In a post on its Facebook page, the ministry noted during visits to parks, many people enjoy  contact with the animals and birds by feeding them, believing that this helps.

But the truth is that food supply poses risks to the animals well meaning individuals want to help.

The problems and risks are as follows:

1. Inappropriate food – animal health risk

Human food is not suitable for wildlife and can cause health problems for animals and birds. Aquatic Birds, for example, feed on a variety of natural food, such as algae, seeds, insects, small fish and amphibians, worms and other invertebrates. These foods are naturally available in the right ratio of carbohydrates and proteins and provide the vitamins, calcium and other minerals that birds need. The bread people give them contains carbs, but a little other nutritional value for birds. Naturally, ducks and other birds prefer the “easy” source of food and become dependent on humans, without seeking other, more nutritious food sources.

2. Familiar with man

When we provide food to wild animals, they lose their natural fear of humans and approach people, without understanding why some people feed them and others do not. If a human does not provide them with the food they expect, some animals may show aggression. There is also the possibility that some animals will approach people who have a negative attitude towards them (e.g. foxes), so that humans will hunt them down and harm them.

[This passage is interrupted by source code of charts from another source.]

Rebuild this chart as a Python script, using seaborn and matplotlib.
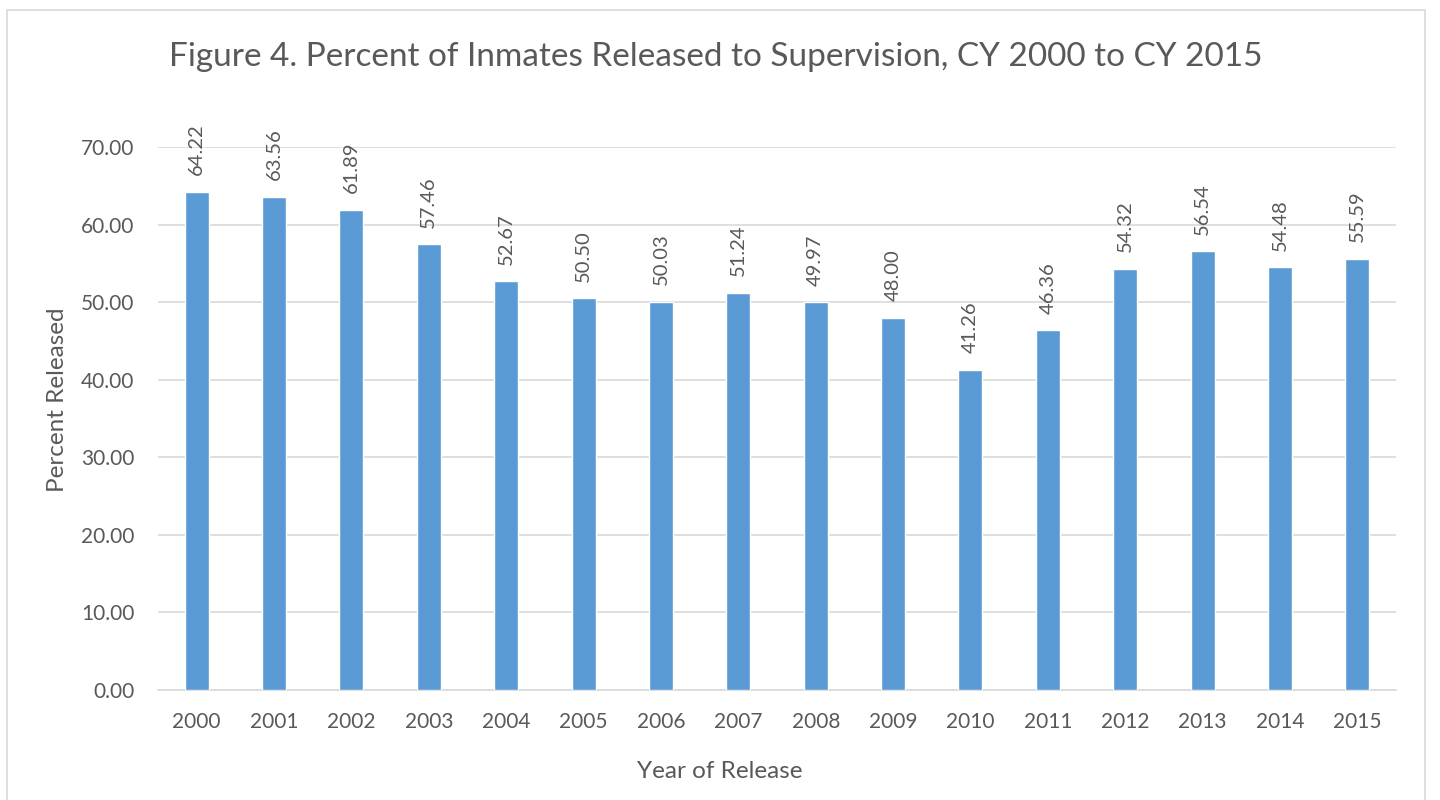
import matplotlib
matplotlib.use("Agg")
import matplotlib.pyplot as plt
from matplotlib.patches import Rectangle
import seaborn as sns
import pandas as pd

years = ["2000", "2001", "2002", "2003", "2004", "2005", "2006", "2007",
         "2008", "2009", "2010", "2011", "2012", "2013", "2014", "2015"]
percent_released = [64.22, 63.56, 61.89, 57.46, 52.67, 50.50, 50.03, 51.24,
                    49.97, 48.00, 41.26, 46.36, 54.32, 56.54, 54.48, 55.59]
y_ticks = [0, 10, 20, 30, 40, 50, 60, 70]

df = pd.DataFrame({"Year": years, "Percent": percent_released})

sns.set_theme(style="white")
plt.rcParams["font.family"] = ["Lato", "DejaVu Sans"]

TEXT = "#595959"
GRID = "#D9D9D9"
BAR = "#5B9BD5"

fig = plt.figure(figsize=(14.4, 8), dpi=100)
ax = fig.add_axes([158 / 1440, 1 - 690 / 800, (1396 - 158) / 1440, (690 - 147) / 800])

sns.barplot(data=df, x="Year", y="Percent", color=BAR, width=0.31,
            saturation=1, ax=ax, zorder=3)

ax.set_ylim(0, 70)
ax.set_xlim(-0.5, len(years) - 0.5)
ax.set_yticks(y_ticks)
ax.set_yticklabels([f"{t:.2f}" for t in y_ticks])
ax.yaxis.grid(True, color=GRID, linewidth=1.2, zorder=0)
ax.xaxis.grid(False)
for side in ["top", "right", "left"]:
    ax.spines[side].set_visible(False)
ax.spines["bottom"].set_color(GRID)
ax.spines["bottom"].set_linewidth(1.2)
ax.tick_params(axis="both", length=0, labelsize=15, labelcolor=TEXT)
ax.tick_params(axis="y", pad=17)
ax.tick_params(axis="x", pad=16)

ax.set_xlabel("Year of Release", fontsize=17.5, color=TEXT)
ax.set_ylabel("Percent Released", fontsize=17.5, color=TEXT)
ax.xaxis.set_label_coords((720 - 158) / 1238, -(772 - 690) / 543)
ax.yaxis.set_label_coords(-(158 - 58) / 1238, (690 - 400) / 543)
ax.xaxis.label.set_va("center")
ax.yaxis.label.set_va("center")

# value labels above each bar, rotated vertically
for i, v in enumerate(percent_released):
    ax.annotate(f"{v:.2f}", xy=(i, v), xytext=(0, 12), textcoords="offset points",
                rotation=90, ha="center", va="bottom", fontsize=14.5, color=TEXT)

fig.text(716 / 1440, 1 - 57 / 800,
         "Figure 4. Percent of Inmates Released to Supervision, CY 2000 to CY 2015",
         ha="center", va="center", fontsize=24, color=TEXT)

# chart frame
fig.patches.append(Rectangle((7 / 1440, -0.01), (1425 - 7) / 1440, 1 - 10 / 800 + 0.01,
                             transform=fig.transFigure, fill=False,
                             edgecolor=GRID, linewidth=1.2))

fig.savefig("out.png", dpi=100, facecolor="white")
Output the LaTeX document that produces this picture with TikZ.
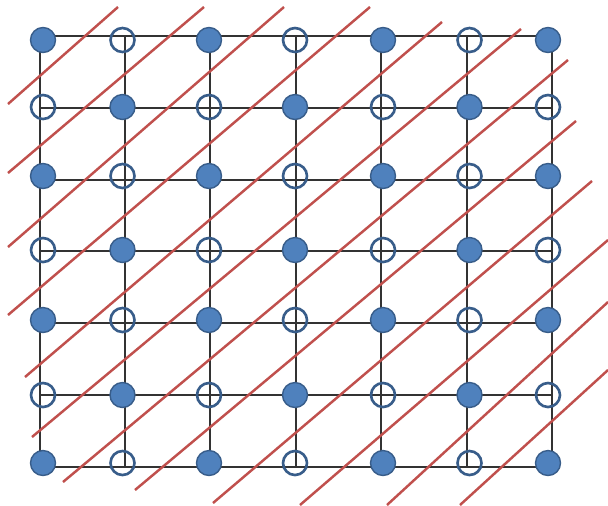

3. Animal / bird overpopulation

Abundant food sources allow the development of larger animal populations, which creates many problems in our forest parks. If there is an established source of food provided by humans, animals will gather at this source, creating conditions that facilitate the spread of diseases. Also, animals may fight to claim food, resulting in increased injuries.

4. Environmental impact

Bread thrown to aquatic birds is immersed in the lakes and leads to greater growth of algae. Also, food that remains exposed is an easy meal for rats and mice, so people resort to use of poison to fight them, leading to poisoning and other wildlife species. Where there is need, the department of forests, which is responsible for the management of forest parks, places troughs or feeders in specific places, providing the right food, in the right ratio.

Finally, it should be noted that the non-feeding of wildlife is a practice that is applied internationally, on the basis of management principles for forest parks. The public is urged to follow the recommendations of the Forestry Department.